Weak NDAs either omit the permitted purpose entirely or define it so broadly as to be meaningless ("in connection with the parties' business relationship"). A strong NDA defines the purpose narrowly: "solely for the purpose of evaluating a potential acquisition of Company X" or "solely for the purpose of providing software development services under SOW #3."

A defined permitted purpose protects you because it limits what you can be accused of misusing. Without one, the disclosing party can claim that any use of the information was unauthorized.

Duration: How Long Does the Obligation Last?

NDAs have two relevant time periods that are often confused:

  • Term of the agreement: How long the overall relationship lasts (often tied to an underlying engagement)
  • Confidentiality obligation period: How long you must keep information confidential after disclosure or after the agreement ends

For ordinary business information, a confidentiality obligation of 2–5 years is standard.
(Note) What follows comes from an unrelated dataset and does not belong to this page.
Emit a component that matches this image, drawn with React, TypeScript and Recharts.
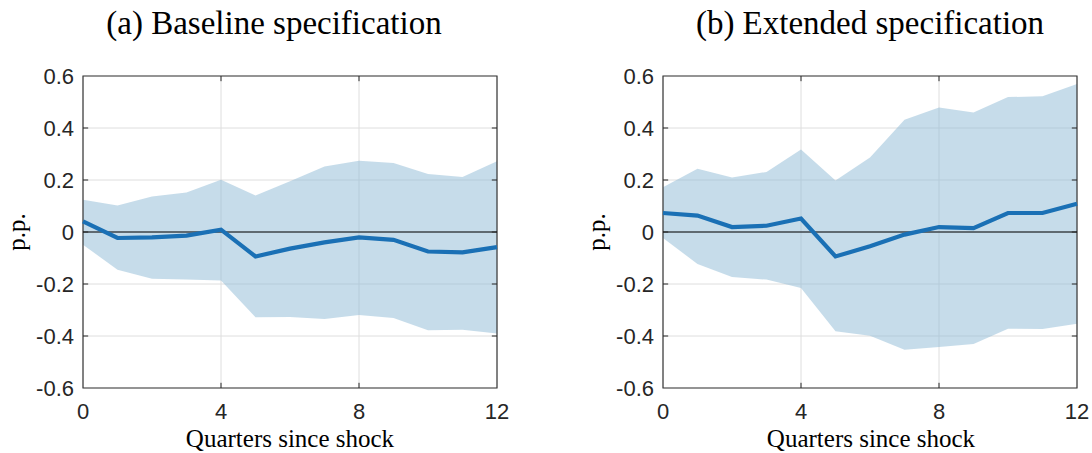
import React from "react";
import {
  Area,
  CartesianGrid,
  ComposedChart,
  Line,
  ReferenceArea,
  ReferenceLine,
  XAxis,
  YAxis,
} from "recharts";

const quarters = [0, 1, 2, 3, 4, 5, 6, 7, 8, 9, 10, 11, 12];

const baselineIrf = [0.041, -0.023, -0.021, -0.014, 0.009, -0.094, -0.064, -0.04, -0.021, -0.03, -0.075, -0.078, -0.058];
const baselineHi = [0.124, 0.102, 0.137, 0.152, 0.201, 0.14, 0.195, 0.252, 0.274, 0.265, 0.223, 0.212, 0.272];
const baselineLo = [-0.049, -0.145, -0.18, -0.183, -0.187, -0.328, -0.327, -0.335, -0.319, -0.331, -0.378, -0.376, -0.39];

const extendedIrf = [0.073, 0.063, 0.019, 0.024, 0.052, -0.094, -0.055, -0.01, 0.019, 0.015, 0.073, 0.073, 0.109];
const extendedHi = [0.172, 0.243, 0.21, 0.231, 0.317, 0.198, 0.287, 0.432, 0.479, 0.46, 0.519, 0.522, 0.569];
const extendedLo = [-0.023, -0.123, -0.173, -0.183, -0.215, -0.382, -0.399, -0.453, -0.442, -0.431, -0.372, -0.373, -0.353];

const xTicks = [0, 4, 8, 12];
const yTicks = [-0.6, -0.4, -0.2, 0, 0.2, 0.4, 0.6];

const titles = ["(a) Baseline specification", "(b) Extended specification"];
const xLabel = "Quarters since shock";
const yLabel = "p.p.";

const AXIS = "#262626";
const BLUE = "#1a70b5";
const SANS = "'Liberation Sans', Arial, sans-serif";
const SERIF = "'Liberation Serif', 'Times New Roman', serif";
const TICK_SIZE = 22;

function buildRows(irf: number[], lo: number[], hi: number[]) {
  return quarters.map((q, i) => ({ q, irf: irf[i], band: [lo[i], hi[i]] }));
}

const fmtY = (v: number) => (v === 0 ? "0" : v.toFixed(1));

const XTick = (props: any) => {
  const { x, y, payload } = props;
  return (
    <text x={x} y={y + 30} textAnchor="middle" fill={AXIS} fontSize={TICK_SIZE} fontFamily={SANS}>
      {payload.value}
    </text>
  );
};

const YTick = (props: any) => {
  const { x, y, payload } = props;
  return (
    <text x={x} y={y + 7.5} textAnchor="end" fill={AXIS} fontSize={TICK_SIZE} fontFamily={SANS}>
      {fmtY(payload.value)}
    </text>
  );
};

type PanelProps = {
  irf: number[];
  lo: number[];
  hi: number[];
  left: number;
  yAxisWidth: number;
  rightMargin: number;
};

const Panel = ({ irf, lo, hi, left, yAxisWidth, rightMargin }: PanelProps) => {
  const rows = buildRows(irf, lo, hi);
  return (
    <div style={{ position: "absolute", left, top: 0 }}>
      <ComposedChart
        width={546}
        height={453}
        data={rows}
        margin={{ top: 76, right: rightMargin, bottom: 35, left: 0 }}
      >
        <CartesianGrid stroke="#dedede" strokeWidth={1} />
        <XAxis
          dataKey="q"
          type="number"
          domain={[0, 12]}
          ticks={xTicks}
          height={30}
          tickLine={false}
          axisLine={false}
          tickSize={0}
          tickMargin={1}
          tick={<XTick />}
        />
        <YAxis
          type="number"
          domain={[-0.6, 0.6]}
          ticks={yTicks}
          width={yAxisWidth}
          tickLine={false}
          axisLine={false}
          tickSize={0}
          tickMargin={9}
          tick={<YTick />}
        />
        <Area
          dataKey="band"
          type="linear"
          stroke="none"
          fill="#8db9d5"
          fillOpacity={0.5}
          isAnimationActive={false}
        />
        <ReferenceLine y={0} stroke="#000" strokeWidth={1} />
        {yTicks.slice(1, -1).map((t) => (
          <ReferenceLine
            key={"l" + t}
            segment={[{ x: 0, y: t }, { x: 0.15, y: t }]}
            stroke={AXIS}
          />
        ))}
        {yTicks.slice(1, -1).map((t) => (
          <ReferenceLine
            key={"r" + t}
            segment={[{ x: 11.85, y: t }, { x: 12, y: t }]}
            stroke={AXIS}
          />
        ))}
        {xTicks.slice(1, -1).map((t) => (
          <ReferenceLine
            key={"b" + t}
            segment={[{ x: t, y: -0.6 }, { x: t, y: -0.58 }]}
            stroke={AXIS}
          />
        ))}
        {xTicks.slice(1, -1).map((t) => (
          <ReferenceLine
            key={"t" + t}
            segment={[{ x: t, y: 0.58 }, { x: t, y: 0.6 }]}
            stroke={AXIS}
          />
        ))}
        <ReferenceArea
          x1={0}
          x2={12}
          y1={-0.6}
          y2={0.6}
          fill="none"
          fillOpacity={0}
          stroke="#3a3a3a"
          strokeWidth={1.2}
        />
        <Line
          dataKey="irf"
          type="linear"
          stroke={BLUE}
          strokeWidth={4.2}
          dot={false}
          isAnimationActive={false}
        />
      </ComposedChart>
    </div>
  );
};

export default function App() {
  return (
    <div
      style={{
        position: "absolute",
        left: 0,
        top: 0,
        width: 1092,
        height: 453,
        background: "#fff",
        overflow: "hidden",
      }}
    >
      <Panel irf={baselineIrf} lo={baselineLo} hi={baselineHi} left={0} yAxisWidth={83} rightMargin={49} />
      <Panel irf={extendedIrf} lo={extendedLo} hi={extendedHi} left={546} yAxisWidth={117} rightMargin={15} />
      <svg
        width={1092}
        height={453}
        style={{ position: "absolute", left: 0, top: 0, pointerEvents: "none" }}
      >
        <text x={274} y={34} textAnchor="middle" fontFamily={SERIF} fontSize={33} fill="#000">
          {titles[0]}
        </text>
        <text x={870} y={34} textAnchor="middle" fontFamily={SERIF} fontSize={33} fill="#000">
          {titles[1]}
        </text>
        <text x={290} y={446.5} textAnchor="middle" fontFamily={SERIF} fontSize={25} fill="#000">
          {xLabel}
        </text>
        <text x={871} y={446.5} textAnchor="middle" fontFamily={SERIF} fontSize={25} fill="#000">
          {xLabel}
        </text>
        <text
          x={25}
          y={232}
          textAnchor="middle"
          fontFamily={SERIF}
          fontSize={25}
          fill="#000"
          transform="rotate(-90 25 232)"
        >
          {yLabel}
        </text>
        <text
          x={605}
          y={232}
          textAnchor="middle"
          fontFamily={SERIF}
          fontSize={25}
          fill="#000"
          transform="rotate(-90 605 232)"
        >
          {yLabel}
        </text>
      </svg>
    </div>
  );
}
For genuine trade secrets, perpetual confidentiality obligations are common and often legally enforceable. For general project information, indefinite or perpetual obligations are overreaching.
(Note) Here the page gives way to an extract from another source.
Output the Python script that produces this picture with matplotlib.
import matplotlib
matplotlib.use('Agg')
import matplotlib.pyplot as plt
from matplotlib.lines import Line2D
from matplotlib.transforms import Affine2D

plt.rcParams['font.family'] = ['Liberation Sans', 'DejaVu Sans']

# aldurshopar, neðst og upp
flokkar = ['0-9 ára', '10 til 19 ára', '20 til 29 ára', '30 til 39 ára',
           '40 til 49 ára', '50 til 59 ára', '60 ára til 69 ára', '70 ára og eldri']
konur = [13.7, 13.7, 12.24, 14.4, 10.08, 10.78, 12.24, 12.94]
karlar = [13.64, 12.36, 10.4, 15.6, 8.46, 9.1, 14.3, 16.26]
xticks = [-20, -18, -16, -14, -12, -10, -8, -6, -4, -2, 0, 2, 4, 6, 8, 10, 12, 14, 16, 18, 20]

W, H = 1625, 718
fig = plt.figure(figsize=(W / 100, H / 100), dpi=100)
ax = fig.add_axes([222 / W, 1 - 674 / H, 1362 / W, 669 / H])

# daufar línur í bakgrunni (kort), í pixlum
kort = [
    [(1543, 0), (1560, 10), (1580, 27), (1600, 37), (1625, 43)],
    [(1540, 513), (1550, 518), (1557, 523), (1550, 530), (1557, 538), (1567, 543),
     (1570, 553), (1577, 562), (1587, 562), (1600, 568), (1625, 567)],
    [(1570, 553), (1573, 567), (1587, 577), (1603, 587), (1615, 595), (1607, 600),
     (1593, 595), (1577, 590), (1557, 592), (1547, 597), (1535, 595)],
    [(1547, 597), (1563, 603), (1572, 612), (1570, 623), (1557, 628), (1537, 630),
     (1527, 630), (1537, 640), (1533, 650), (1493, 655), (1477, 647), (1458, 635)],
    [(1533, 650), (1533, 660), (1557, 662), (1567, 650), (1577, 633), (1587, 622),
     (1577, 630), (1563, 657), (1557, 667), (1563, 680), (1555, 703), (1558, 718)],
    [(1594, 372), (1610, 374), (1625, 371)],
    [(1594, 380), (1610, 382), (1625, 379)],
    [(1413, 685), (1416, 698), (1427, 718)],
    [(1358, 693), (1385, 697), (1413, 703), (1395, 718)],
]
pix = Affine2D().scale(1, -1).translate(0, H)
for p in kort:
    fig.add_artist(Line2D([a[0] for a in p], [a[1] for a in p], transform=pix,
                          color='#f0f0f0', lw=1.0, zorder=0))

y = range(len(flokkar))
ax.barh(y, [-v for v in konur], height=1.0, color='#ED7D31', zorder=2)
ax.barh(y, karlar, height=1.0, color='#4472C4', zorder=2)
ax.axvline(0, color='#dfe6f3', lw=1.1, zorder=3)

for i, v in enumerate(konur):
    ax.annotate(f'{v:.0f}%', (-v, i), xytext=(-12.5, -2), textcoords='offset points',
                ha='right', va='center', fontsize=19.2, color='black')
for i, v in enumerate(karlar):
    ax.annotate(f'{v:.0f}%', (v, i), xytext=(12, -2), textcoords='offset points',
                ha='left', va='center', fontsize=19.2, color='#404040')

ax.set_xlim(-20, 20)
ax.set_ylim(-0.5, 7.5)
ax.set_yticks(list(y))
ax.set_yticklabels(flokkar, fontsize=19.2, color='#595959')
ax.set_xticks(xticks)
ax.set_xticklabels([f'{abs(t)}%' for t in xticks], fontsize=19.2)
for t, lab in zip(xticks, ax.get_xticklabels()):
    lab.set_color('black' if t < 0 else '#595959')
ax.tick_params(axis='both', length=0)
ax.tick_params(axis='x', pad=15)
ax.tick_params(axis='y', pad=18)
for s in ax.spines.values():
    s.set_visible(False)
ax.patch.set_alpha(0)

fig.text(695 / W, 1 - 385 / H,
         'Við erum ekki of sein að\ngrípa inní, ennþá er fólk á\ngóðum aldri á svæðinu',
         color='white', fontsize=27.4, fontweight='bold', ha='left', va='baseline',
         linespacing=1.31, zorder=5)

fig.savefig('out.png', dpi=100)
Watch for NDAs where the confidentiality period restarts with each new disclosure. Under those terms, if you're in an ongoing relationship, you could be perpetually bound even if the base term ends.

One-Way vs. Mutual: The Asymmetry Problem

In a mutual NDA, both parties exchange confidential information and both are bound to protect it equally. In a one-way NDA, only one party discloses (and is protected) while the other is solely bound.

One-way NDAs are fine when the disclosure relationship is genuinely one-directional — for example, you're receiving information from a potential employer to evaluate a job offer. They become problematic when you're sharing significant proprietary information of your own and the agreement provides no reciprocal protection.

If you're entering a situation where you'll be sharing your own sensitive information (pricing models, source code, client lists), insist on mutual confidentiality obligations before signing a one-way NDA.

Remedies and Injunctive Relief

Most NDAs include a clause stating that breach will cause irreparable harm and entitle the non-breaching party to seek injunctive relief without posting a bond. This is standard and not inherently alarming — NDA breaches often involve ongoing disclosure that courts will stop with an injunction.

What to watch for are liquidated damages clauses that impose fixed, pre-specified dollar amounts per breach. These can be enforced without proof of actual damages and can create substantial financial exposure. If a liquidated damages clause is present, make sure the amounts are proportionate to the realistic harm from disclosure — not figures that function as a penalty.

Return or Destruction of Information

Many NDAs require the receiving party to return or certify destruction of all confidential information upon request or at the end of the relationship. In practice, this clause is difficult to comply with fully — email threads, backups, and notes may contain confidential information spread across many systems.

Before agreeing to a strict return-or-destroy obligation, consider whether compliance is actually achievable given your systems and workflow. If not, negotiate language that addresses "reasonable efforts" to return or destroy information, with standard exceptions for legally required retention and routine backup systems.

Seven-Point NDA Review Checklist

  • Is the definition of confidential information specific and manageable?
  • Are all five standard exclusions present?
  • Is the permitted purpose clearly and narrowly defined?
  • Is the confidentiality period reasonable for the type of information?
  • Is the one-way/mutual structure appropriate for the actual relationship?
  • Are any liquidated damages proportionate?
  • Is the return-or-destroy obligation achievable?